Kit's Wilderness by David Almond
When 13 year old Christopher, known as Kit, Watson, comes to live in the ex mining town of Stoneygate he is coming to a land where his roots run deep. His paternal grandmother has died and he and his parents have relocated from Newcastle to take care of his elderly grandfather. As he comes to terms with life in a small village his grandfather shows him the local landmarks, where the mines lie under the ground leaving hollows and humps scarring the landscape. He tells him tales of the pits and his time working there, of the ghost known as Silky, a benign spirit who haunted the mines, of the ponies and children sent to work and die and lost beneath the earth.

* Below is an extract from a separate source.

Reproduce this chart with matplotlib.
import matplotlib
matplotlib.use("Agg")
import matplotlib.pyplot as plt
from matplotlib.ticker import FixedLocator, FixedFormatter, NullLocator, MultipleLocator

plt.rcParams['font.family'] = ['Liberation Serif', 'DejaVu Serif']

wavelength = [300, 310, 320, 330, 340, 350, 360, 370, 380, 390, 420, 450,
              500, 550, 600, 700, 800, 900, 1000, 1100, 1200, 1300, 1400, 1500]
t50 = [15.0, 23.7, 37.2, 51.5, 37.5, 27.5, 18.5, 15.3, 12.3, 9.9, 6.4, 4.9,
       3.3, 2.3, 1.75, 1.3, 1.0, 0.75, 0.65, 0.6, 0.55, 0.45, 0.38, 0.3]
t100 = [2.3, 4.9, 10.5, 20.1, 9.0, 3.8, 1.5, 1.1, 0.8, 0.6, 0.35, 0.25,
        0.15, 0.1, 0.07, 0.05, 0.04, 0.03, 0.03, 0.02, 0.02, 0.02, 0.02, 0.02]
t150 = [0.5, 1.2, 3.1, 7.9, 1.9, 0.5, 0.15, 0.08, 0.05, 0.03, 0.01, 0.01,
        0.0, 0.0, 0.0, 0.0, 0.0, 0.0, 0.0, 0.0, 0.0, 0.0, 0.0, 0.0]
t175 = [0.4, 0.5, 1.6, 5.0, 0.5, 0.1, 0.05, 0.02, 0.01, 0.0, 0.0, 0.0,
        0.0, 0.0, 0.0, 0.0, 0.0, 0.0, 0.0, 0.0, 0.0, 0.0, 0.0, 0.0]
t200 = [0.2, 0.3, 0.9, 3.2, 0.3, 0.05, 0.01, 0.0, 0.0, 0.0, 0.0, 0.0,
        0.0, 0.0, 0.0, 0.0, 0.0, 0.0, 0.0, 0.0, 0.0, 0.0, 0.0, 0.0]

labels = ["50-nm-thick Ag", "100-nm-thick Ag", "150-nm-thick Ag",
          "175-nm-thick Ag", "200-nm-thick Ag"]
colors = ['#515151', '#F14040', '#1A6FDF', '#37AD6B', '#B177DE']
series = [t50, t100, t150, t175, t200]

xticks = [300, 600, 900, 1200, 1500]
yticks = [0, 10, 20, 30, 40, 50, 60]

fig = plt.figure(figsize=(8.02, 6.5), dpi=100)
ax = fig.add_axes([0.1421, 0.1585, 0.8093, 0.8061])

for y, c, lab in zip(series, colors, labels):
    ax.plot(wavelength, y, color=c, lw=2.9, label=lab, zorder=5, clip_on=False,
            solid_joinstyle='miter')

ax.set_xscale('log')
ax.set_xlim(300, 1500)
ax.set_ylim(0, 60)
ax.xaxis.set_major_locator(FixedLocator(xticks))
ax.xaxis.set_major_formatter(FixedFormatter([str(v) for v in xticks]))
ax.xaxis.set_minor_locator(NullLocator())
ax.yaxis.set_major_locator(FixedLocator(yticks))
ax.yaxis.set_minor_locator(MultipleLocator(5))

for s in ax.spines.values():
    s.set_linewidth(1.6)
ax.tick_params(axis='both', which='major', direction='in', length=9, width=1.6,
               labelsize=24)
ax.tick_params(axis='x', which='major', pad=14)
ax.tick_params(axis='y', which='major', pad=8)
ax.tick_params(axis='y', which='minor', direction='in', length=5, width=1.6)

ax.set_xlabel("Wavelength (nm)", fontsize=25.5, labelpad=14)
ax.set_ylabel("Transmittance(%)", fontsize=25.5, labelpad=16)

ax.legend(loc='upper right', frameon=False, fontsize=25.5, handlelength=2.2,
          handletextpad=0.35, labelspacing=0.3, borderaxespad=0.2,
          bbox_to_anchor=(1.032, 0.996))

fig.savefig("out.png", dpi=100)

As Kit adjusts to life as the new boy at school and is befriended by the volatile charmingly wild Allie he watches the village children play in the Wilderness, an area of wasteland with a collapsed pit entrance at its heart. He is approached by John Askew, a morose dark haired boy who challenges him to undertake a frightening game. Known as Death Askew only invites the children of the oldest families of the village to play, it is a game that establishes a deep bond between two boys of the same age but with such different upbringings. As Kit's grandfather takes Kit to see the monument in the church graveyard to children lost in Stoneygate's 1821 mining diaster he reads off his own name, that of Askew and relects on the ghosts that he is beginning to see around him.
But now with the waning of the year Kit's grandfather begins to slip away from the family, little by little disappearing into a blankness from which he is slower and slower to return. As Stoneygate dips towards midwinter Kit's relationships with Askew and Allie come to a head beneath the earth.

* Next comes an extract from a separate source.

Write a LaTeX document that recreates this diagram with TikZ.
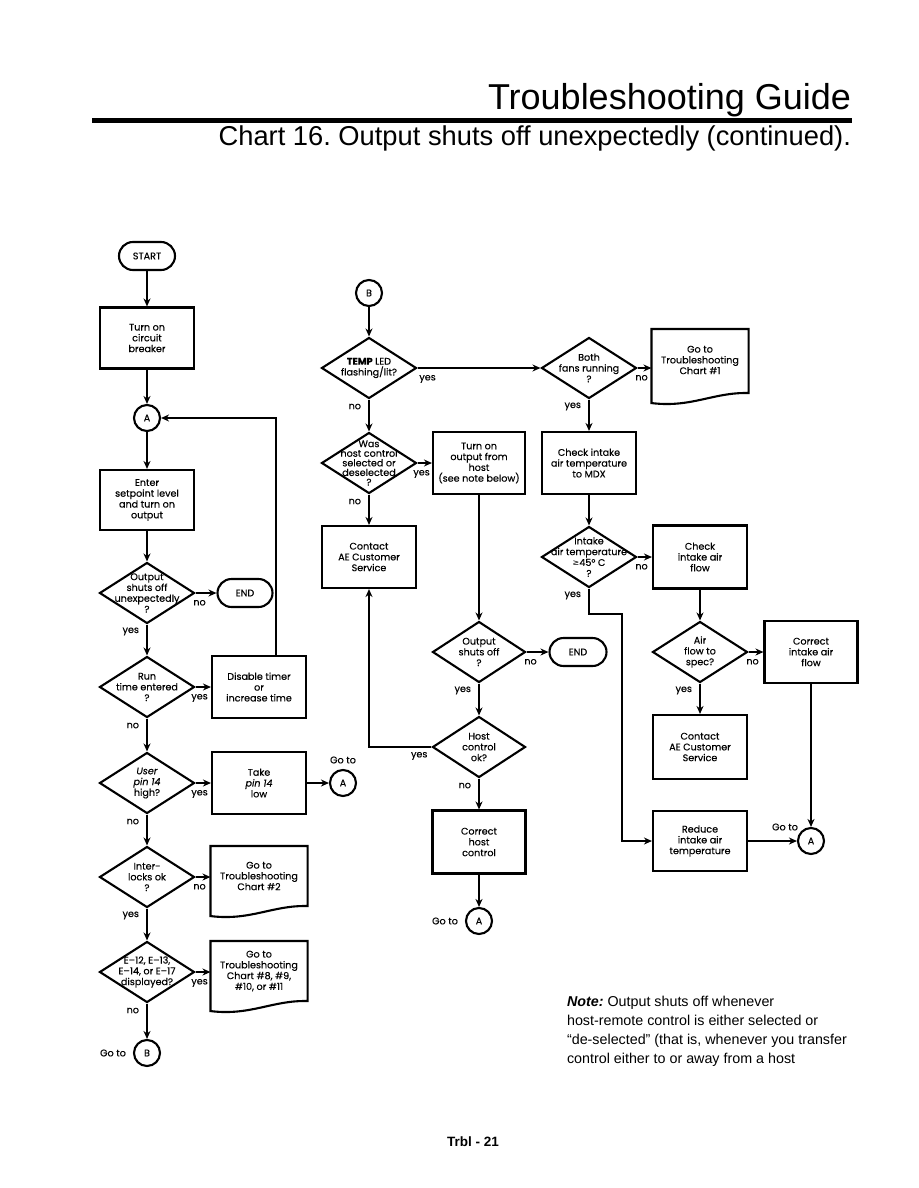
\documentclass[tikz,border=0pt]{standalone}
\usepackage{fontspec}
\setmainfont{Liberation Sans}
\newfontfamily\chartfont[Ligatures=TeX,FakeBold=0.3]{Poppins}
\newfontfamily\symbfont{DejaVu Sans}
\usetikzlibrary{arrows.meta,positioning,shapes.geometric}
\frenchspacing
\newcommand{\docedge}[1]{\draw (#1.south west) -- (#1.north west) -- (#1.north east)
 -- ([yshift=10pt]#1.south east)
 .. controls ([xshift=-35pt,yshift=11pt]#1.south east) and ([xshift=40pt,yshift=-5pt]#1.south west) .. (#1.south west) -- cycle;}

\begin{document}
\begin{tikzpicture}[x=1pt,y=-1pt,>={Stealth[length=8pt,width=7pt]},line width=2.1pt,
 every node/.style={font=\chartfont\fontsize{9.6}{10.8}\selectfont,align=center},
 procbox/.style={draw,minimum width=94pt,minimum height=62pt,inner sep=1pt},
 decision/.style={draw,diamond,minimum width=95pt,minimum height=61pt,inner sep=0pt},
 terminal/.style={draw,rounded corners=14pt,minimum width=56pt,minimum height=28pt,inner sep=0pt},
 connector/.style={draw,circle,minimum size=26pt,inner sep=0pt},
 docbox/.style={minimum width=95pt,minimum height=68pt,inner sep=0pt},
 rightlab/.style={inner sep=1pt,at start,anchor=north,xshift=4pt,yshift=-5pt},
 downlab/.style={inner sep=1pt,at start,anchor=east,xshift=-6pt,yshift=-7pt},
 leftlab/.style={inner sep=1pt,at start,anchor=north east,xshift=-2pt,yshift=-3pt}]
\useasboundingbox (0,0) rectangle (918,1188);

\node[font=\fontsize{36}{40}\selectfont,anchor=base east,inner sep=0pt] (title) at (852,110) {Troubleshooting Guide};
\draw[line width=5pt] (92,121) -- (852,121);
\node[font=\fontsize{27.3}{30}\selectfont,anchor=base east,inner sep=0pt] (subtitle) at (852,146) {Chart 16. Output shuts off unexpectedly (continued).};

\node[terminal] (start) at (147,256) {START};
\node[procbox,minimum height=61pt] (breaker) at (147,338) {Turn on\\circuit\\breaker};
\node[connector] (conA1) at (147,418) {A};
\node[procbox,minimum height=60pt] (setpoint) at (147,500) {Enter\\setpoint level\\and turn on\\output};
\node[decision,label={center:{Output\\shuts off\\unexpectedly\\?}}] (qshut) at (147,593) {};
\node[terminal,minimum width=55pt] (end1) at (245,593) {END};
\node[decision,label={center:{Run\\time entered\\?}}] (qrun) at (147,687) {};
\node[procbox] (timer) at (259,687) {Disable timer\\or\\increase time};
\node[decision,label={center:{\textit{User}\\\textit{pin 14}\\high?}}] (qpin) at (147,783) {};
\node[procbox] (takepin) at (259,783) {Take\\\textit{pin 14}\\low};
\node[connector] (goA1) at (343,783) {A};
\node (goto1) at (343,760) {Go to};
\node[decision,label={center:{Inter-\\locks ok\\?}}] (qlocks) at (147,877) {};
\node[docbox,label={[yshift=5pt]center:{Go to\\Troubleshooting\\Chart \#2}}] (chart2) at (259,881) {};
\node[decision,label={center:{E--12, E--13,\\E--14, or E--17\\displayed?}}] (qerr) at (147,972) {};
\node[docbox,label={[yshift=5pt]center:{Go to\\Troubleshooting\\Chart \#8, \#9,\\\#10, or \#11}}] (chart8) at (259,976) {};
\node[connector] (goB) at (147,1053) {B};
\node (goto2) at (113,1053) {Go to};

\node[connector] (conB) at (369,293) {B};
\node[decision,label={center:{\textbf{TEMP} LED\\flashing/lit?}}] (qtemp) at (369,368) {};
\node[decision,label={[font=\chartfont\fontsize{9.6}{9.6}\selectfont]center:{Was\\host control\\selected or\\deselected\\?}}] (qhost) at (369,463) {};
\node[procbox,minimum width=92pt] (hostout) at (479,463) {Turn on\\output from\\host\\(see note below)};
\node[procbox] (aecs1) at (369,557) {Contact\\AE Customer\\Service};
\node[decision,minimum width=93pt,label={center:{Output\\shuts off\\?}}] (qoff) at (479,652) {};
\node[terminal,minimum width=57pt] (end2) at (578,652) {END};
\node[decision,minimum width=93pt,label={center:{Host\\control\\ok?}}] (qhostok) at (479,747) {};
\node[procbox,minimum width=93pt,minimum height=63pt] (corhost) at (479,842) {Correct\\host\\control};
\node[connector] (goA2) at (479,921) {A};
\node (goto3) at (445,921) {Go to};

\node[decision,label={center:{Both\\fans running\\?}}] (qfans) at (589,368) {};
\node[docbox,minimum height=72pt,label={[yshift=6pt]center:{Go to\\Troubleshooting\\Chart \#1}}] (chart1) at (700,366) {};
\node[procbox] (checktemp) at (589,463) {Check intake\\air temperature\\to MDX};
\node[decision,label={center:{Intake\\air temperature\\{\symbfont\fontsize{8}{8}\selectfont ≥}45° C\\?}}] (qintake) at (589,557) {};
\node[procbox,minimum height=63pt] (checkflow) at (700,557) {Check\\intake air\\flow};
\node[decision,label={center:{Air\\flow to\\spec?}}] (qflow) at (700,652) {};
\node[procbox,minimum width=93pt] (corflow) at (811,652) {Correct\\intake air\\flow};
\node[procbox,minimum height=64pt] (aecs2) at (700,747) {Contact\\AE Customer\\Service};
\node[procbox,minimum height=60pt] (reduce) at (700,841) {Reduce\\intake air\\temperature};
\node[connector] (goA3) at (811,841) {A};
\node (goto4) at (785,827) {Go to};

\docedge{chart1}
\docedge{chart2}
\docedge{chart8}

\draw[->] (start) -- (breaker);
\draw[->] (breaker) -- (conA1);
\draw[->] (conA1) -- (setpoint);
\draw[->] (setpoint) -- (qshut.north);
\draw[->] (qshut.east) -- node[rightlab] (n1) {no} (end1.west);
\draw[->] (qshut.south) -- node[downlab] (y1) {yes} (qrun.north);
\draw[->] (qrun.east) -- node[rightlab] (y2) {yes} (timer.west);
\draw[->] ([xshift=17pt]timer.north) |- (conA1.east);
\draw[->] (qrun.south) -- node[downlab] (n2) {no} (qpin.north);
\draw[->] (qpin.east) -- node[rightlab] (y3) {yes} (takepin.west);
\draw[->] (takepin) -- (goA1);
\draw[->] (qpin.south) -- node[downlab] (n3) {no} (qlocks.north);
\draw[->] (qlocks.east) -- node[rightlab] (n4) {no} (qlocks.east -| chart2.west);
\draw[->] (qlocks.south) -- node[downlab] (y4) {yes} (qerr.north);
\draw[->] (qerr.east) -- node[rightlab] (y5) {yes} (qerr.east -| chart8.west);
\draw[->] (qerr.south) -- node[downlab] (n5) {no} (goB);

\draw[->] (conB) -- (qtemp.north);
\draw[->] (qtemp.east) -- node[rightlab,xshift=6pt] (y6) {yes} (qfans.west);
\draw[->] (qtemp.south) -- node[downlab] (n6) {no} (qhost.north);
\draw[->] (qhost.east) -- node[rightlab] (y7) {yes} (hostout.west);
\draw[->] (qhost.south) -- node[downlab] (n7) {no} (aecs1.north);
\draw[->] (hostout.south) -- (qoff.north);
\draw[->] (qoff.east) -- node[rightlab] (n8) {no} (end2.west);
\draw[->] (qoff.south) -- node[downlab] (y8) {yes} (qhostok.north);
\draw[->] (qhostok.west) -| node[leftlab] (y9) {yes} (aecs1.south);
\draw[->] (qhostok.south) -- node[downlab] (n9) {no} (corhost.north);
\draw[->] (corhost) -- (goA2);

\draw[->] (qfans.east) -- node[rightlab] (n10) {no} (qfans.east -| chart1.west);
\draw[->] (qfans.south) -- node[downlab] (y10) {yes} (checktemp.north);
\draw[->] (checktemp) -- (qintake.north);
\draw[->] (qintake.east) -- node[rightlab] (n11) {no} (checkflow.west);
\draw[->] (qintake.south) |- node[downlab] (y11) {yes} ++(33,25) |- (reduce.west);
\draw[->] (checkflow) -- (qflow.north);
\draw[->] (qflow.east) -- node[rightlab] (n12) {no} (corflow.west);
\draw[->] (qflow.south) -- node[downlab] (y12) {yes} (aecs2.north);
\draw[->] (corflow) -- (goA3);
\draw[->] (reduce) -- (goA3);

\node[font=\fontsize{14.3}{19}\selectfont,align=left,anchor=north west,inner sep=0pt] (note) at (566,995)
 {\textbf{\textit{Note:}} Output shuts off whenever\\host-remote control is either selected or\\“de-selected" (that is, whenever you transfer\\control either to or away from a host};
\node[font=\bfseries\fontsize{13.5}{16}\selectfont] (page) at (473,1142) {Trbl - 21};
\end{tikzpicture}
\end{document}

A wonderfully moving book, Almond at his best telling a deceptively simple compelling story. By telling it from Kit's point of view, a boy who is a natural storyteller with a vivid imagination, we are given an unreliable narrator, that is, we can't be sure if what he says is true, but it becomes clear that the concept of 'truth' does not matter. Almond has woven a masterful narrative about the power of stories, of ghosts and the power of the past and a the ability of place and history to reach out and affect the present.